Extract, in full, the lines below, beginning at the first and ending with the line that contains "fig = go.Figure()". Pictures do not belong in the copy.

*-*-*

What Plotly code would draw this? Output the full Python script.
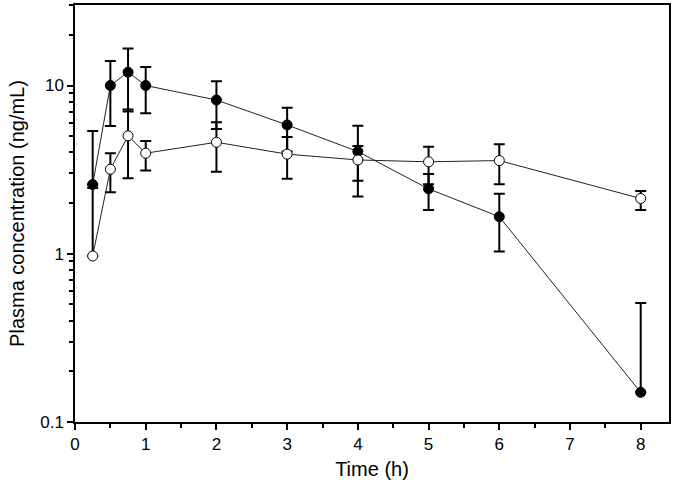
import plotly.graph_objects as go

time_h = [0.25, 0.5, 0.75, 1, 2, 3, 4, 5, 6, 8]

filled_mean = [2.58, 10.0, 12.0, 10.0, 8.2, 5.83, 4.05, 2.43, 1.66, 0.15]
filled_upper = [5.37, 14.0, 16.6, 12.9, 10.6, 7.38, 5.77, 2.98, 2.27, 0.51]
filled_lower = [None, 5.74, 7.0, 6.84, 5.52, 4.05, 2.19, 1.82, 1.03, None]

open_mean = [0.97, 3.18, 5.02, 3.96, 4.6, 3.91, 3.61, 3.52, 3.58, 2.13]
open_upper = [2.46, 3.96, 7.2, 4.68, 6.04, 4.95, 4.37, 4.33, 4.48, 2.36]
open_lower = [None, 2.32, 2.81, 3.12, 3.07, 2.79, 2.72, 2.59, 2.59, 1.82]

x_ticks = [0, 1, 2, 3, 4, 5, 6, 7, 8]
y_ticks = [0.1, 1, 10]
y_tick_labels = ["0.1", "1", "10"]


def err_plus(mean, upper):
    return [u - m for m, u in zip(mean, upper)]


def err_minus(mean, lower):
    return [(m - l) if l is not None else 0 for m, l in zip(mean, lower)]


fig = go.Figure()

fig.add_trace(go.Scatter(
    x=time_h, y=filled_mean, mode="lines+markers",
    line=dict(color="#222222", width=1),
    marker=dict(symbol="circle", size=10, color="black",
                line=dict(color="black", width=1)),
    error_y=dict(type="data", symmetric=False,
                 array=err_plus(filled_mean, filled_upper),
                 arrayminus=err_minus(filled_mean, filled_lower),
                 color="black", thickness=2, width=5.5),
    showlegend=False,
))

fig.add_trace(go.Scatter(
    x=time_h, y=open_mean, mode="lines+markers",
    line=dict(color="#222222", width=1),
    marker=dict(symbol="circle", size=10, color="white",
                line=dict(color="black", width=1)),
    error_y=dict(type="data", symmetric=False,
                 array=err_plus(open_mean, open_upper),
                 arrayminus=err_minus(open_mean, open_lower),
                 color="black", thickness=2, width=5.5),
    showlegend=False,
))

font_family = "Liberation Sans, Arial, sans-serif"

fig.update_layout(
    width=677, height=497,
    margin=dict(l=75, r=8, t=5, b=75),
    paper_bgcolor="white", plot_bgcolor="white",
    font=dict(family=font_family, color="black", size=17),
)

fig.update_xaxes(
    range=[0, 8.4], showgrid=False, zeroline=False, automargin=False,
    showline=True, linecolor="black", linewidth=1.5, mirror=True,
    ticks="outside", ticklen=6, tickwidth=1.5, tickcolor="black",
    tickvals=x_ticks, ticktext=[str(v) for v in x_ticks],
    tickfont=dict(size=17),
    minor=dict(dtick=0.5, tick0=0, ticks="outside", ticklen=4,
               tickwidth=1.5, tickcolor="black", showgrid=False),
    title=dict(text="Time (h)", font=dict(size=20), standoff=9),
)

minor_y = [m * 10 ** e for e in (-1, 0, 1) for m in range(2, 10) if m * 10 ** e < 31]

fig.update_yaxes(
    type="log", range=[-1, 1.4786], showgrid=False, zeroline=False, automargin=False,
    showline=True, linecolor="black", linewidth=1.5, mirror=True,
    ticks="outside", ticklen=6, tickwidth=1.5, tickcolor="black",
    tickvals=y_ticks, ticktext=y_tick_labels,
    tickfont=dict(size=17),
    minor=dict(tickvals=minor_y, ticks="outside", ticklen=4,
               tickwidth=1.5, tickcolor="black", showgrid=False),
    title=dict(text="Plasma concentration (ng/mL)", font=dict(size=20), standoff=10),
)

fig.write_html(
    "out.html",
    config={"responsive": False, "displayModeBar": False},
    post_script="document.body.style.margin='0';",
)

*-*-*

- FULL ANSWER -
What Plotly code would draw this? Output the full Python script.
import plotly.graph_objects as go

time_h = [0.25, 0.5, 0.75, 1, 2, 3, 4, 5, 6, 8]

filled_mean = [2.58, 10.0, 12.0, 10.0, 8.2, 5.83, 4.05, 2.43, 1.66, 0.15]
filled_upper = [5.37, 14.0, 16.6, 12.9, 10.6, 7.38, 5.77, 2.98, 2.27, 0.51]
filled_lower = [None, 5.74, 7.0, 6.84, 5.52, 4.05, 2.19, 1.82, 1.03, None]

open_mean = [0.97, 3.18, 5.02, 3.96, 4.6, 3.91, 3.61, 3.52, 3.58, 2.13]
open_upper = [2.46, 3.96, 7.2, 4.68, 6.04, 4.95, 4.37, 4.33, 4.48, 2.36]
open_lower = [None, 2.32, 2.81, 3.12, 3.07, 2.79, 2.72, 2.59, 2.59, 1.82]

x_ticks = [0, 1, 2, 3, 4, 5, 6, 7, 8]
y_ticks = [0.1, 1, 10]
y_tick_labels = ["0.1", "1", "10"]


def err_plus(mean, upper):
    return [u - m for m, u in zip(mean, upper)]


def err_minus(mean, lower):
    return [(m - l) if l is not None else 0 for m, l in zip(mean, lower)]


fig = go.Figure()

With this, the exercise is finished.